INFORMATION SHOWN:

^^^^^^^^

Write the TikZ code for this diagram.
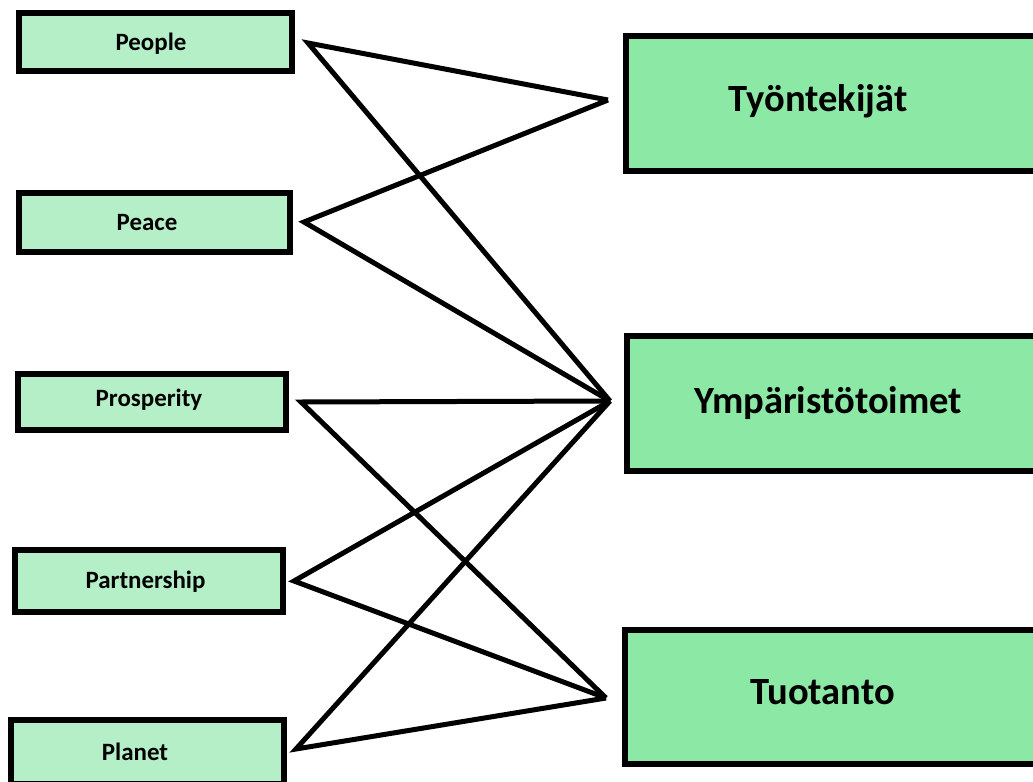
\documentclass[tikz,border=0pt]{standalone}
\usepackage{fontspec}
\setmainfont{Carlito}
\definecolor{lightbox}{RGB}{181,239,200}
\definecolor{darkbox}{RGB}{139,232,165}
\tikzset{
  smallbox/.style={draw=black, line width=4.5pt, fill=lightbox, rectangle, inner sep=0pt},
  bigbox/.style={draw=black, line width=4.5pt, fill=darkbox, rectangle, inner sep=0pt, minimum width=420*0.75pt, minimum height=135*0.75pt},
  smalltxt/.style={anchor=base, inner sep=0pt, font=\fontsize{18.7}{20}\selectfont\bfseries},
  bigtxt/.style={anchor=base, inner sep=0pt, font=\fontsize{28.9}{30}\selectfont\bfseries},
  link/.style={draw=black, line width=3.75pt, line join=miter, line cap=butt}
}
\begin{document}
\begin{tikzpicture}[x=0.75pt, y=-0.75pt]
\useasboundingbox (0,0) rectangle (1033,782);
\clip (0,0) rectangle (1033,782);
\fill[white] (0,0) rectangle (1033,782);
% left boxes
\node[smallbox, minimum width=273*0.75pt, minimum height=58*0.75pt] (people) at (155.5,42) {};
\node[smallbox, minimum width=271*0.75pt, minimum height=59*0.75pt] (peace) at (154.5,222.5) {};
\node[smallbox, minimum width=268*0.75pt, minimum height=56*0.75pt] (prosperity) at (152,402) {};
\node[smallbox, minimum width=268*0.75pt, minimum height=62*0.75pt] (partnership) at (149,581) {};
\node[smallbox, minimum width=273*0.75pt, minimum height=64*0.75pt] (planet) at (147.5,752) {};
\node[smalltxt] (peopleT) at (151,50) {People};
\node[smalltxt] (peaceT) at (147,230) {Peace};
\node[smalltxt] (prosperityT) at (149,406.5) {Prosperity};
\node[smalltxt] (partnershipT) at (145.5,588.3) {Partnership};
\node[smalltxt] (planetT) at (135,760) {Planet};
% right boxes
\node[bigbox] (tyo) at (836,103.5) {};
\node[bigbox] (ymp) at (837,403.5) {};
\node[bigbox, minimum height=134*0.75pt] (tuo) at (835,697) {};
\node[bigtxt] (tyoT) at (818,111.7) {Työntekijät};
\node[bigtxt] (ympT) at (828,413.3) {Ympäristötoimet};
\node[bigtxt] (tuoT) at (822.5,704.3) {Tuotanto};
% connector end points
\coordinate (pA) at (308,43);
\coordinate (pB) at (304,222);
\coordinate (pC) at (301,402);
\coordinate (pD) at (294,581);
\coordinate (pE) at (296,749);
\coordinate (rA) at (608,100);
\coordinate (rB) at (610,401);
\coordinate (rC) at (606,698);
% connectors
\draw[link] (rA) -- (pA) -- (rB);
\draw[link] (rA) -- (pB) -- (rB);
\draw[link] (rB) -- (pC) -- (rC);
\draw[link] (rB) -- (pD) -- (rC);
\draw[link] (rB) -- (pE) -- (rC);
\end{tikzpicture}
\end{document}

^^^^^^^^

Give the data above again in full and unchanged, skipping the pictures.

Write the TikZ code for this diagram.
\documentclass[tikz,border=0pt]{standalone}
\usepackage{fontspec}
\setmainfont{Carlito}
\definecolor{lightbox}{RGB}{181,239,200}
\definecolor{darkbox}{RGB}{139,232,165}
\tikzset{
  smallbox/.style={draw=black, line width=4.5pt, fill=lightbox, rectangle, inner sep=0pt},
  bigbox/.style={draw=black, line width=4.5pt, fill=darkbox, rectangle, inner sep=0pt, minimum width=420*0.75pt, minimum height=135*0.75pt},
  smalltxt/.style={anchor=base, inner sep=0pt, font=\fontsize{18.7}{20}\selectfont\bfseries},
  bigtxt/.style={anchor=base, inner sep=0pt, font=\fontsize{28.9}{30}\selectfont\bfseries},
  link/.style={draw=black, line width=3.75pt, line join=miter, line cap=butt}
}
\begin{document}
\begin{tikzpicture}[x=0.75pt, y=-0.75pt]
\useasboundingbox (0,0) rectangle (1033,782);
\clip (0,0) rectangle (1033,782);
\fill[white] (0,0) rectangle (1033,782);
% left boxes
\node[smallbox, minimum width=273*0.75pt, minimum height=58*0.75pt] (people) at (155.5,42) {};
\node[smallbox, minimum width=271*0.75pt, minimum height=59*0.75pt] (peace) at (154.5,222.5) {};
\node[smallbox, minimum width=268*0.75pt, minimum height=56*0.75pt] (prosperity) at (152,402) {};
\node[smallbox, minimum width=268*0.75pt, minimum height=62*0.75pt] (partnership) at (149,581) {};
\node[smallbox, minimum width=273*0.75pt, minimum height=64*0.75pt] (planet) at (147.5,752) {};
\node[smalltxt] (peopleT) at (151,50) {People};
\node[smalltxt] (peaceT) at (147,230) {Peace};
\node[smalltxt] (prosperityT) at (149,406.5) {Prosperity};
\node[smalltxt] (partnershipT) at (145.5,588.3) {Partnership};
\node[smalltxt] (planetT) at (135,760) {Planet};
% right boxes
\node[bigbox] (tyo) at (836,103.5) {};
\node[bigbox] (ymp) at (837,403.5) {};
\node[bigbox, minimum height=134*0.75pt] (tuo) at (835,697) {};
\node[bigtxt] (tyoT) at (818,111.7) {Työntekijät};
\node[bigtxt] (ympT) at (828,413.3) {Ympäristötoimet};
\node[bigtxt] (tuoT) at (822.5,704.3) {Tuotanto};
% connector end points
\coordinate (pA) at (308,43);
\coordinate (pB) at (304,222);
\coordinate (pC) at (301,402);
\coordinate (pD) at (294,581);
\coordinate (pE) at (296,749);
\coordinate (rA) at (608,100);
\coordinate (rB) at (610,401);
\coordinate (rC) at (606,698);
% connectors
\draw[link] (rA) -- (pA) -- (rB);
\draw[link] (rA) -- (pB) -- (rB);
\draw[link] (rB) -- (pC) -- (rC);
\draw[link] (rB) -- (pD) -- (rC);
\draw[link] (rB) -- (pE) -- (rC);
\end{tikzpicture}
\end{document}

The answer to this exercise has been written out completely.